Since 2006, a pair of NASA satellites called “Stereo” have been orbiting the Sun, ahead and behind the Earth, monitoring this solar weather. Their cameras record the Sun’s corona, the thin crown of light around the Sun most memorable as that wonderful glow around the Moon during a total solar eclipse.
Dust as noise
But “space” is not completely empty. The dust orbiting between the Sun and us scatters more sunlight than the light from the corona itself. Thus scientists monitoring the Sun have developed a number of clever techniques to subtract away the light from the dust and make the corona more visible.
Meanwhile, the Parker Solar Probe launched in August 2018 is slowly wending its way ever closer to the Sun; by 2025 it should be traversing regions so close to the Sun that any dust there would be vaporized. Could one actually see such dust-free region in the Stereo images, and find out just how far from the Sun it extends — assuming it exists at all?

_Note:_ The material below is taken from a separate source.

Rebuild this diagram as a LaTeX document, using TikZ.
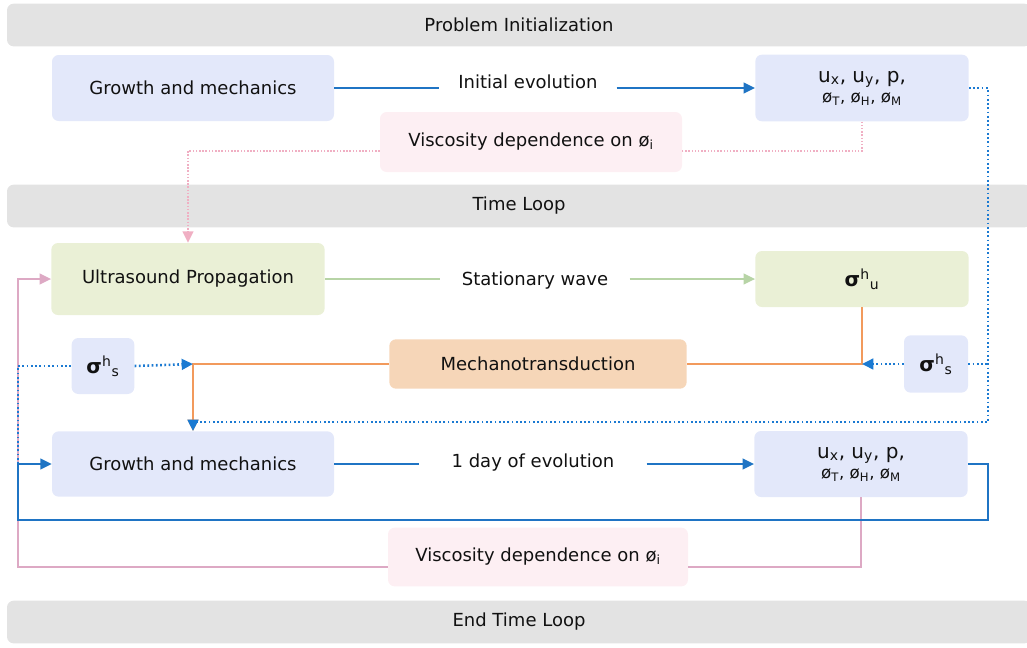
\documentclass[tikz,border=0pt]{standalone}
\usepackage{fontspec}
\setmainfont{DejaVu Sans}
\usetikzlibrary{arrows.meta,positioning}

\definecolor{bandgray}{HTML}{E3E3E3}
\definecolor{gmblue}{HTML}{E3E8FA}
\definecolor{usgreen}{HTML}{EAF0D6}
\definecolor{vispink}{HTML}{FDEFF3}
\definecolor{mechorange}{HTML}{F6D6B8}
\definecolor{lineblue}{HTML}{1F74C4}
\definecolor{dotblue}{HTML}{1B7AD2}
\definecolor{linegreen}{HTML}{B7D4A6}
\definecolor{lineorange}{HTML}{F29A5C}
\definecolor{linepink}{HTML}{DDA9C4}
\definecolor{dotpink}{HTML}{F0AFC3}
\definecolor{txt}{HTML}{111111}

\tikzset{
  box/.style={rounded corners=5pt, align=center, inner sep=0pt, text=txt,
    font=\fontsize{13.5}{16}\selectfont},
  gmbox/.style={box, fill=gmblue},
  usbox/.style={box, fill=usgreen},
  visbox/.style={box, fill=vispink},
  mechbox/.style={box, fill=mechorange},
  band/.style={box, fill=bandgray, minimum width=768pt, minimum height=32pt},
  lbl/.style={text=txt, inner ysep=2pt, inner xsep=14pt, font=\fontsize{13.5}{16}\selectfont},
  tip/.style={-{Triangle[length=8.5pt,width=8pt]}},
  blueflow/.style={draw=lineblue, line width=1.4pt},
  bluedot/.style={draw=dotblue, line width=1.9pt, dash pattern=on 1.3pt off 1.9pt},
  greenflow/.style={draw=linegreen, line width=1.1pt},
  orangeflow/.style={draw=lineorange, line width=1.3pt},
  pinkflow/.style={draw=linepink, line width=1.1pt},
  pinkdot/.style={draw=dotpink, line width=1.4pt, dash pattern=on 1.1pt off 1.3pt}
}
\newcommand{\sig}[1]{{\fontsize{15}{17}\selectfont\textbf{σ}\textsuperscript{h}\textsubscript{#1}}}
\newcommand{\fields}{{\fontsize{15}{17}\selectfont u\textsubscript{x}, u\textsubscript{y}, p,}\\[-1pt]
  {\fontsize{12.5}{14}\selectfont ø\textsubscript{T}, ø\textsubscript{H}, ø\textsubscript{M}}}

\begin{document}
\begin{tikzpicture}[x=0.75pt, y=-0.75pt]
  \useasboundingbox (0,0) rectangle (1027,647);

  \node[band] (init) at (519,25) {Problem Initialization};
  \node[band] (loop) at (519,206) {Time Loop};
  \node[band] (endloop) at (519,622) {End Time Loop};

  \node[gmbox, minimum width=211.5pt, minimum height=49.5pt] (gm1) at (193,88) {Growth and mechanics};
  \node[gmbox, minimum width=160pt, minimum height=50pt] (out1) at (862,88) {\fields};
  \node[visbox, minimum width=226.5pt, minimum height=45pt] (vis1) at (531,142) {Viscosity dependence on ø\textsubscript{i}};
  \node[usbox, minimum width=205pt, minimum height=54pt] (us) at (188,279) {Ultrasound Propagation};
  \node[usbox, minimum width=160pt, minimum height=42pt] (su) at (862,279) {\sig{u}};
  \node[gmbox, minimum width=47pt, minimum height=42pt] (ssl) at (103,366) {\sig{s}};
  \node[mechbox, minimum width=223pt, minimum height=37pt] (mech) at (538,364) {Mechanotransduction};
  \node[gmbox, minimum width=48pt, minimum height=43pt] (ssr) at (936,364) {\sig{s}};
  \node[gmbox, minimum width=211.5pt, minimum height=49pt] (gm2) at (193,464) {Growth and mechanics};
  \node[gmbox, minimum width=160pt, minimum height=49.5pt] (out2) at (861,464) {\fields};
  \node[visbox, minimum width=225pt, minimum height=44pt] (vis2) at (538,557) {Viscosity dependence on ø\textsubscript{i}};

  \node[lbl] (ev0) at (528,82) {Initial evolution};
  \node[lbl, inner xsep=16pt] (wave) at (535,281) {Stationary wave};
  \node[lbl, inner xsep=24pt] (ev1) at (533,463) {1 day of evolution};

  \coordinate (rtop) at (988,422);
  \coordinate (rb) at (988,520);
  \coordinate (lb) at (18,520);
  \coordinate (lp) at (18,567);

  \draw[blueflow] (gm1.east) -- (ev0.west |- gm1.east);
  \draw[blueflow, tip] (ev0.east |- gm1.east) -- (out1.west);
  \draw[pinkdot] (out1.south) |- ([yshift=-6.75pt]vis1.east);
  \draw[pinkdot, tip] ([yshift=-6.75pt]vis1.west) -| (us.north);

  \draw[greenflow] (us.east) -- (wave.west |- us.east);
  \draw[greenflow, tip] (wave.east |- us.east) -- (su.west);

  \draw[pinkflow] (out2.south) |- ([yshift=-7.5pt]vis2.east);
  \draw[pinkflow, tip] ([yshift=-7.5pt]vis2.west) -- (lp) |- (us.west);

  \draw[orangeflow] (su.south) |- (mech.east);
  \draw[orangeflow, tip] (mech.west) -| (gm2.north);

  \draw[bluedot, tip] (out1.east) -| (rtop) -| (gm2.north);
  \draw[bluedot] (ssr.east) -- (ssr.east -| rtop);
  \draw[bluedot, tip] (ssr.west) -- (mech.east -| su.south);
  \draw[bluedot] (lb |- gm2.west) |- (ssl.west);
  \draw[bluedot, tip] (ssl.east) -- (mech.west -| gm2.north);

  \draw[blueflow] (gm2.east) -- (ev1.west |- gm2.east);
  \draw[blueflow, tip] (ev1.east |- gm2.east) -- (out2.west);
  \draw[blueflow, tip] (out2.east) -| (rb) -- (lb) |- (gm2.west);
\end{tikzpicture}
\end{document}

The trick is to look precisely at the dusty glow that previously had been thrown away as so much noise. Guillermo Stenborg and Russell Howard at the Naval Research Laboratory in Washington, D.C. decided to take a look into that data.
Dust as data
To their surprise, when they tried mapping out the dust’s scattered light they found that it was especially strong in a region that matches the orbit of the planet Mercury. It turns out that Mercury is orbiting within a ring of dust. In retrospect, that should not come as such a surprise. A similar ring of dust around Venus was seen in the data of an earlier sun-probing spacecraft, Helios, in 2006.
But where do these dust rings come from?
This dust, mind you, is extremely tenuous. Planets in orbit never notice it. But unlike a large planet or even an asteroid, a grain of dust is tiny enough that its path can be scattered by forces as small as the pressure of light hitting its surface, or the subtle interaction between static electricity on the dust and the passing magnetic field of the solar wind. (This latter effect is one that I studied in my PhD thesis, so long ago that virtually everything I had to say about it is now long obsolete.)
These tiny effects build up over time; they should be enough to completely dissipate any dust ring over the age of the solar system. Something must be renewing these rings.
Asteroids near the Sun?
Another new study, by Petr Pokorny and Marc Kuchner at the NASA Goddard Spaceflight Center, has tried to model how dust from comets or the asteroid belt might be trapped by Venus’ gravity into a ring. None of their models fit the data. Instead, they postulate that there’s a new population of asteroids near the orbit of Venus. No one has seen any such asteroids yet; but they would be difficult to detect, orbiting so close to the Sun.
Both results have come from looking for information where we once thought there was only noise. The data rejected by the builders of solar weather monitors has become the cornerstone of these new discoveries.